Schnitzler meant to expose the decadence of his own society and since he was a doctor, it was also an exploration of syphilis. He had 10 characters of different ages and different levels of society go through a round-robin of sexual encounters, with each one reprising a partner from a previous scene.
Because of its explicit content, the play wasn't produced for 20 years - even Schnitzler himself called it "unprintable" - and the printed version was only circulated to his own friends. The Vienna police closed down the first public performance in 1921 and prosecuted Schnitzler for obscenity. It was only when Max Ophls made his famous film in 1950 that the work became better known as La Ronde.
Now a group of young Chinese writers has re-set these circular scenes of love and betrayal to the present day and renamed the play Who Loves, Who Cares. With six performers playing six relationships, the Chinese adaptation has created a fascinating landscape of dream and longing that is as eternal as Schnitzler's original series of sketches that were written over a century ago.
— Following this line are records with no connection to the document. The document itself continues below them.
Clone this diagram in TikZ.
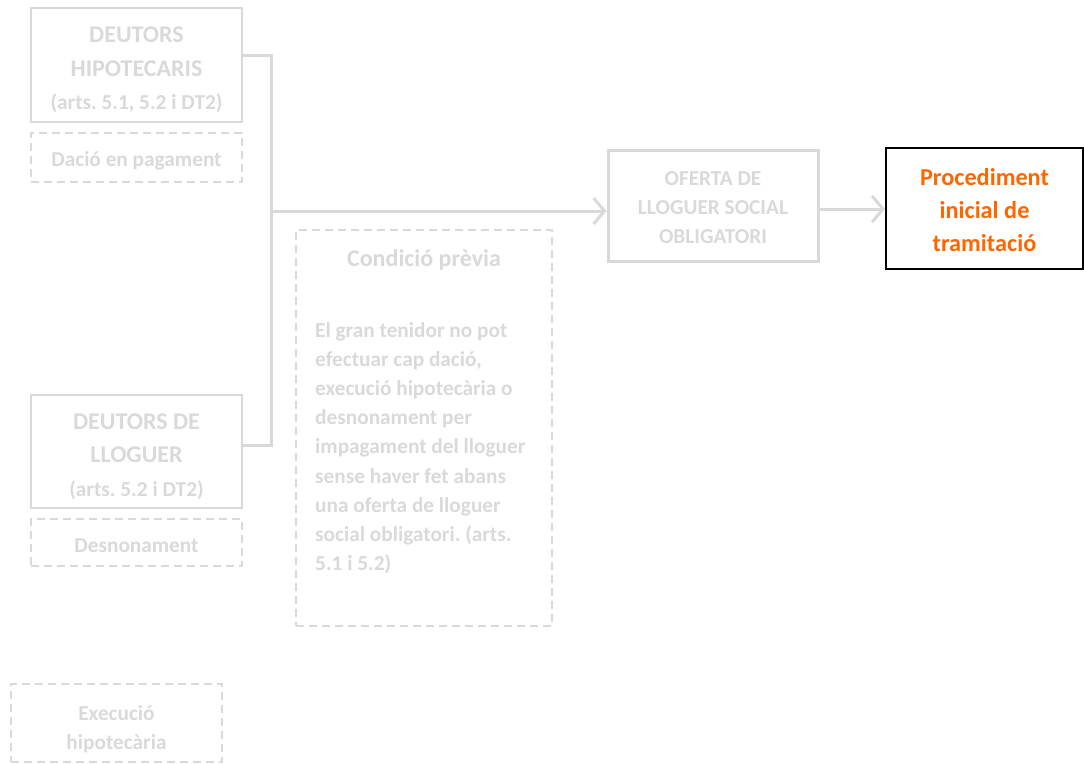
\documentclass[tikz,border=0pt]{standalone}
\usepackage{fontspec}
\setmainfont{Carlito}
\usetikzlibrary{arrows.meta}
\definecolor{lg}{HTML}{D9D9D9}
\definecolor{org}{HTML}{FF6600}
\frenchspacing
\tikzset{
  x=1pt,y=1pt,
  solidbox/.style={draw=lg,line width=2pt,inner sep=0pt},
  dashbox/.style={draw=lg,line width=1.5pt,dash pattern=on 8pt off 5pt,inner sep=0pt},
  txt/.style={text=lg,inner sep=0pt,align=center},
  big/.style={font=\bfseries\fontsize{24}{33.5}\selectfont},
  small/.style={font=\bfseries\fontsize{21.3}{29.2}\selectfont},
  conn/.style={draw=lg,line width=3pt},
  arr/.style={conn,-{Straight Barb[length=11pt,width=26pt,line width=3pt]}},
}
\newcommand{\subt}{\fontsize{21.3}{33.5}\selectfont}
\begin{document}
\begin{tikzpicture}
\useasboundingbox (0,0) rectangle (1084,-763);
% left column
\node[solidbox,minimum width=211,minimum height=114] (hip) at (136.5,-65) {};
\node[txt,big] (hipt) at ([yshift=-5pt]hip.center)
  {DEUTORS\\HIPOTECARIS\\{\subt (arts. 5.1, 5.2 i DT2)}};
\node[dashbox,minimum width=211,minimum height=49] (dacio) at (136.5,-157.5) {};
\node[txt,small] (daciot) at ([yshift=-3pt]dacio.center) {Dació en pagament};
\node[solidbox,minimum width=211,minimum height=113] (llog) at (136.5,-451.5) {};
\node[txt,big] (llogt) at ([yshift=-5pt]llog.center)
  {DEUTORS DE\\LLOGUER\\{\subt (arts. 5.2 i DT2)}};
\node[dashbox,minimum width=211,minimum height=47] (desn) at (136.5,-542.5) {};
\node[txt,small] (desnt) at ([yshift=-3pt]desn.center) {Desnonament};
\node[dashbox,minimum width=211,minimum height=78] (exec) at (116.5,-723) {};
\node[txt,small] (exect) at ([yshift=-6pt]exec.center) {Execució\\hipotecària};
% condition box
\node[dashbox,minimum width=256,minimum height=396] (cond) at (424,-428) {};
\node[txt,big] (condt) at (424,-260) {Condició prèvia};
\node[txt,small,anchor=north west,align=left] (condb) at (315,-322)
  {El gran tenidor no pot\\efectuar cap dació,\\execució hipotecària o\\desnonament per\\impagament del lloguer\\sense haver fet abans\\una oferta de lloguer\\social obligatori. (arts.\\5.1 i 5.2)};
% oferta
\node[solidbox,line width=3pt,minimum width=210,minimum height=111] (ofer) at (713,-205.5) {};
\node[txt,small] (ofert) at ([yshift=-2pt]ofer.center) {OFERTA DE\\LLOGUER SOCIAL\\OBLIGATORI};
% procediment
\node[draw=black,line width=2pt,inner sep=0pt,minimum width=197,minimum height=121] (proc) at (984.5,-208.5) {};
\node[txt,text=org,font=\bfseries\fontsize{24.3}{33}\selectfont] (proct) at ([yshift=-1.5pt]proc.center)
  {Procediment\\inicial de\\tramitació};
% connectors
\coordinate (jt) at (271,-55);
\coordinate (jb) at (271,-445);
\coordinate (jm) at (271,-211);
\draw[conn] (hip.east |- jt) -- (jt) -- (jb) -- (llog.east |- jb);
\draw[arr] (jm) -- (ofer.west |- jm);
\draw[arr] (ofer.east |- 0,-209) -- (proc.west |- 0,-209);
\end{tikzpicture}
\end{document}
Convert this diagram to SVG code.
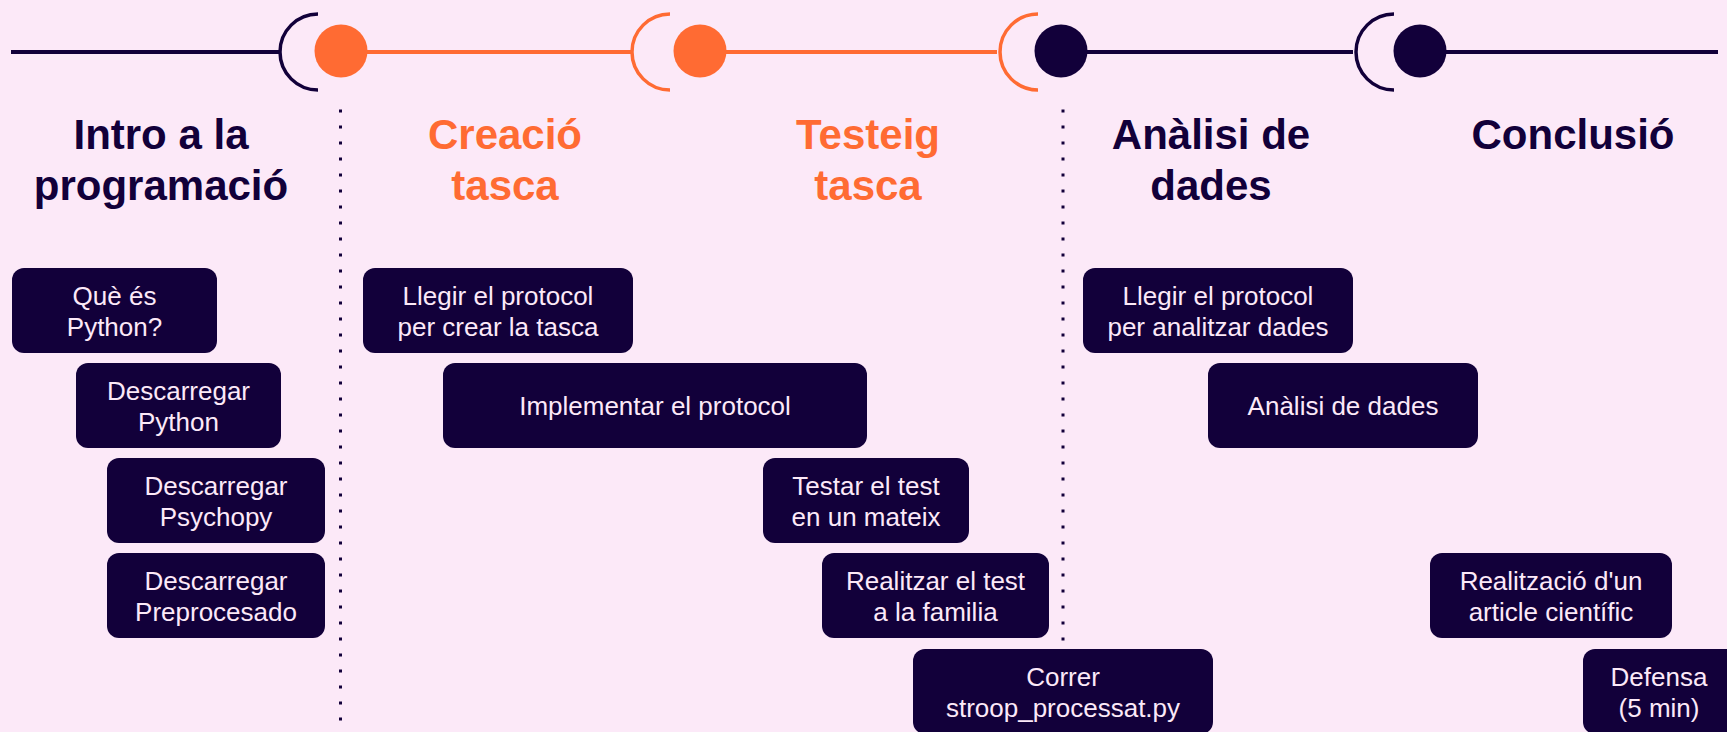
<svg xmlns="http://www.w3.org/2000/svg" width="1727" height="732" viewBox="0 0 1727 732">
<style>
.bg{fill:#FCE9F8}
.dark{stroke:#12003A}
.orange{stroke:#FF6B33}
.tl{fill:none;stroke-width:4}
.br{fill:none;stroke-width:3.5}
.dots{fill:none;stroke:#12003A;stroke-width:3;stroke-dasharray:3 13}
.head{font-family:"Liberation Sans",Arial,sans-serif;font-weight:bold;font-size:42px;text-anchor:middle}
.hd{fill:#12003A}
.ho{fill:#FF6B33}
.box{fill:#12003A}
.lbl{font-family:"Liberation Sans",Arial,sans-serif;font-size:26px;fill:#FCE9F8;text-anchor:middle}
</style>
<rect class="bg" x="0" y="0" width="1727" height="732"/>
<g id="connectors">
  <line class="tl dark" x1="11" y1="52" x2="281" y2="52"/>
  <line class="tl orange" x1="366" y1="52" x2="633" y2="52"/>
  <line class="tl orange" x1="725" y1="52" x2="997" y2="52"/>
  <line class="tl dark" x1="1086" y1="52" x2="1353" y2="52"/>
  <line class="tl dark" x1="1445" y1="52" x2="1718" y2="52"/>
  <path class="br dark" d="M318 14 A38 38 0 0 0 318 90"/>
  <path class="br orange" d="M670 14 A38 38 0 0 0 670 90"/>
  <path class="br orange" d="M1038 14 A38 38 0 0 0 1038 90"/>
  <path class="br dark" d="M1394 14 A38 38 0 0 0 1394 90"/>
  <circle cx="341" cy="51" r="26.5" fill="#FF6B33"/>
  <circle cx="700" cy="51" r="26.5" fill="#FF6B33"/>
  <circle cx="1061" cy="51" r="26.5" fill="#12003A"/>
  <circle cx="1420" cy="51" r="26.5" fill="#12003A"/>
  <line class="dots" x1="340.5" y1="109.5" x2="340.5" y2="722"/>
  <line class="dots" x1="1063" y1="109.5" x2="1063" y2="642"/>
</g>
<g id="h-intro"><text class="head hd" x="161" y="149">Intro a la</text><text class="head hd" x="161" y="200">programació</text></g>
<g id="h-creacio"><text class="head ho" x="505" y="149">Creació</text><text class="head ho" x="505" y="200">tasca</text></g>
<g id="h-testeig"><text class="head ho" x="868" y="149">Testeig</text><text class="head ho" x="868" y="200">tasca</text></g>
<g id="h-analisi"><text class="head hd" x="1211" y="149">Anàlisi de</text><text class="head hd" x="1211" y="200">dades</text></g>
<g id="h-conclusio"><text class="head hd" x="1573" y="149">Conclusió</text></g>

<g id="n1"><rect class="box" x="12" y="268" width="205" height="85" rx="12"/><text class="lbl" x="114.5" y="304.5">Què és</text><text class="lbl" x="114.5" y="336">Python?</text></g>
<g id="n2"><rect class="box" x="76" y="363" width="205" height="85" rx="12"/><text class="lbl" x="178.5" y="399.5">Descarregar</text><text class="lbl" x="178.5" y="431">Python</text></g>
<g id="n3"><rect class="box" x="107" y="458" width="218" height="85" rx="12"/><text class="lbl" x="216" y="494.5">Descarregar</text><text class="lbl" x="216" y="526">Psychopy</text></g>
<g id="n4"><rect class="box" x="107" y="553" width="218" height="85" rx="12"/><text class="lbl" x="216" y="589.5">Descarregar</text><text class="lbl" x="216" y="621">Preprocesado</text></g>
<g id="n5"><rect class="box" x="363" y="268" width="270" height="85" rx="12"/><text class="lbl" x="498" y="304.5">Llegir el protocol</text><text class="lbl" x="498" y="336">per crear la tasca</text></g>
<g id="n6"><rect class="box" x="443" y="363" width="424" height="85" rx="12"/><text class="lbl" x="655" y="415">Implementar el protocol</text></g>
<g id="n7"><rect class="box" x="763" y="458" width="206" height="85" rx="12"/><text class="lbl" x="866" y="494.5">Testar el test</text><text class="lbl" x="866" y="526">en un mateix</text></g>
<g id="n8"><rect class="box" x="822" y="553" width="227" height="85" rx="12"/><text class="lbl" x="935.5" y="589.5">Realitzar el test</text><text class="lbl" x="935.5" y="621">a la familia</text></g>
<g id="n9"><rect class="box" x="913" y="649" width="300" height="85" rx="12"/><text class="lbl" x="1063" y="685.5">Correr</text><text class="lbl" x="1063" y="717">stroop_processat.py</text></g>
<g id="n10"><rect class="box" x="1083" y="268" width="270" height="85" rx="12"/><text class="lbl" x="1218" y="304.5">Llegir el protocol</text><text class="lbl" x="1218" y="336">per analitzar dades</text></g>
<g id="n11"><rect class="box" x="1208" y="363" width="270" height="85" rx="12"/><text class="lbl" x="1343" y="415">Anàlisi de dades</text></g>
<g id="n12"><rect class="box" x="1430" y="553" width="242" height="85" rx="12"/><text class="lbl" x="1551" y="589.5">Realització d'un</text><text class="lbl" x="1551" y="621">article científic</text></g>
<g id="n13"><rect class="box" x="1583" y="649" width="160" height="85" rx="12"/><text class="lbl" x="1659" y="685.5">Defensa</text><text class="lbl" x="1659" y="717">(5 min)</text></g>
</svg>
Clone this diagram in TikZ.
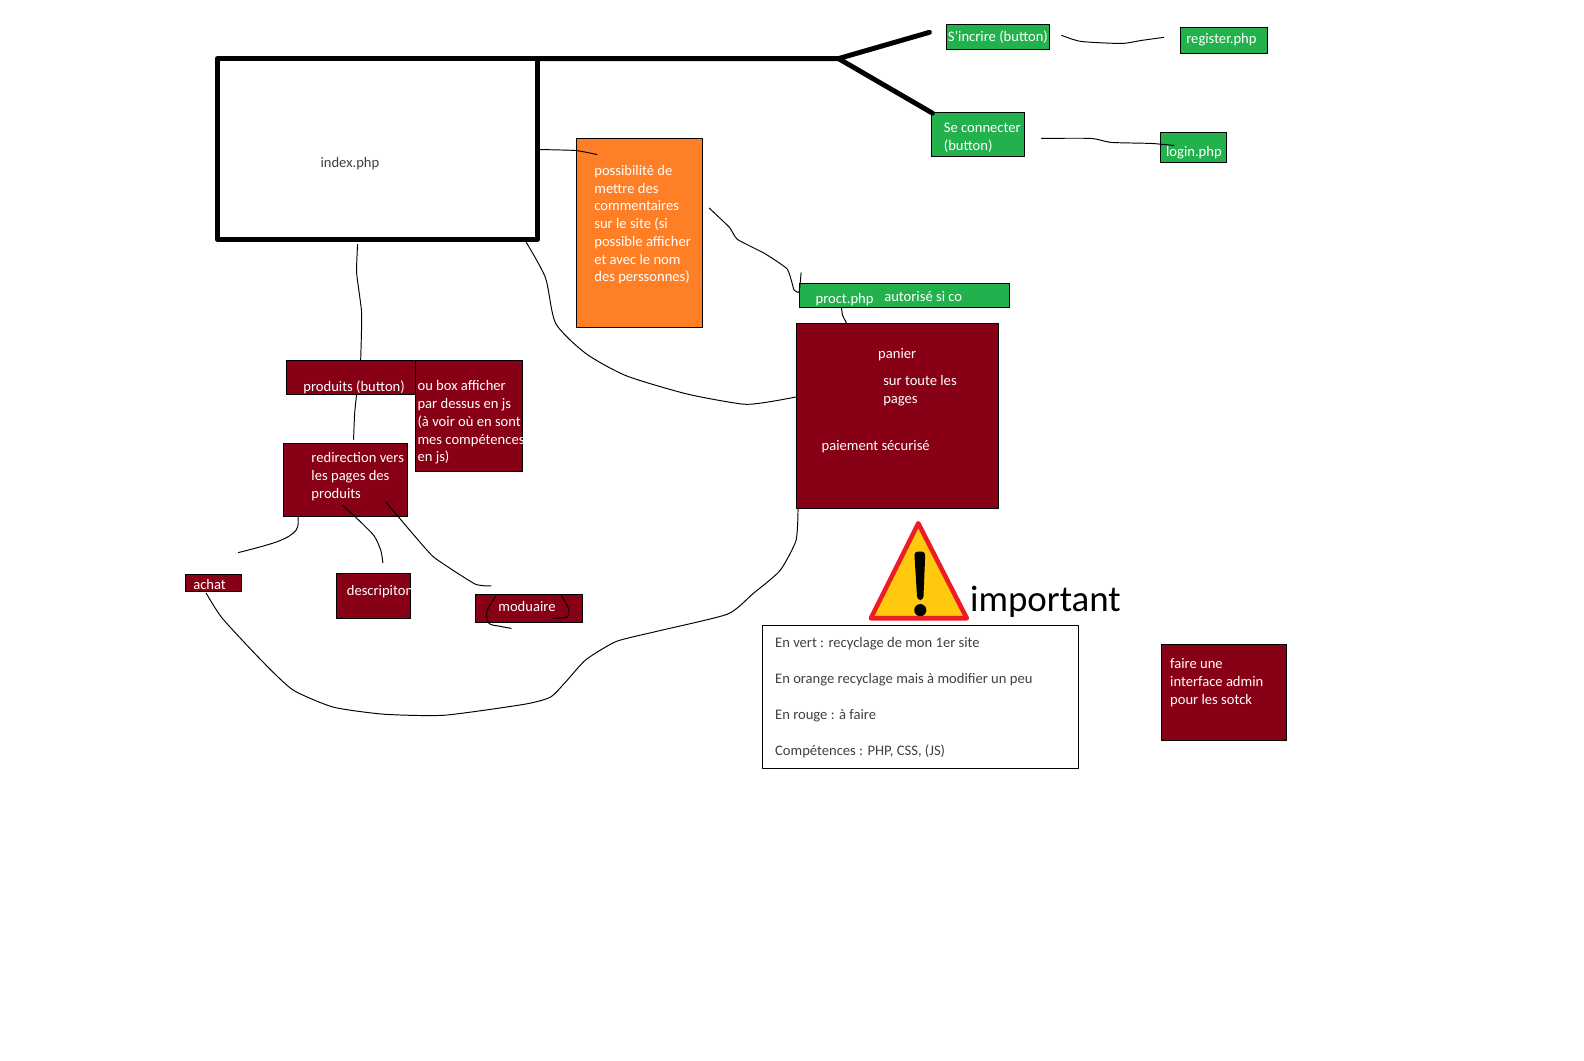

Dramatic, witty, warm and daring, the Chinese version avoids the sex scenes but still features characters from a wide cross-section of society and a circular story of seduction. A young and good-looking photographer has an affair with a middle-aged fashion editor but her daughter, a teenager girl falls in love with the photographer and even rushes to challenge his wife. The heartbroken full-time housewife leaves home and meets a man who breaks with his girlfriend the very day of their wedding at a small restaurant whose young owner crazily and blindly loves the fashion editor's daughter.
"This play is a brilliant meditation on men and women, sex and social class, actors and the theater. With deft insight about the gap between the sexes, it takes the treacherous Freudian subject of projection and desire and reinvents it in a bitter-sweet landscape that is both eternal and completely up-to-date," says producer Bian Wentong. "It is incredible that Schnitzler created the story a century ago. It happens every day in any big city in the world today, including Beijing."
A professor of Staging Design at the Department of Central Academy of Drama, Bian has given the play a simple but multi-functional set. At the back of the stage is a white-red tall cabinet whose sliding doors and shelves open and close to suggest different scenes.
Interestingly, the show is created by an all-women crew, including Bian, playwright Qin Wen, director Li Shan and action director Yu Xin.
"Men and women always have different views of love," says Qin. "They could never understand each other in this matter. Coincidentally, we have an all-women crew, but we try to balance each gender's point of view and hope male and female audiences learn what the other needs in love."
The show runs at the Ren Yi Experimental Theater until July 27.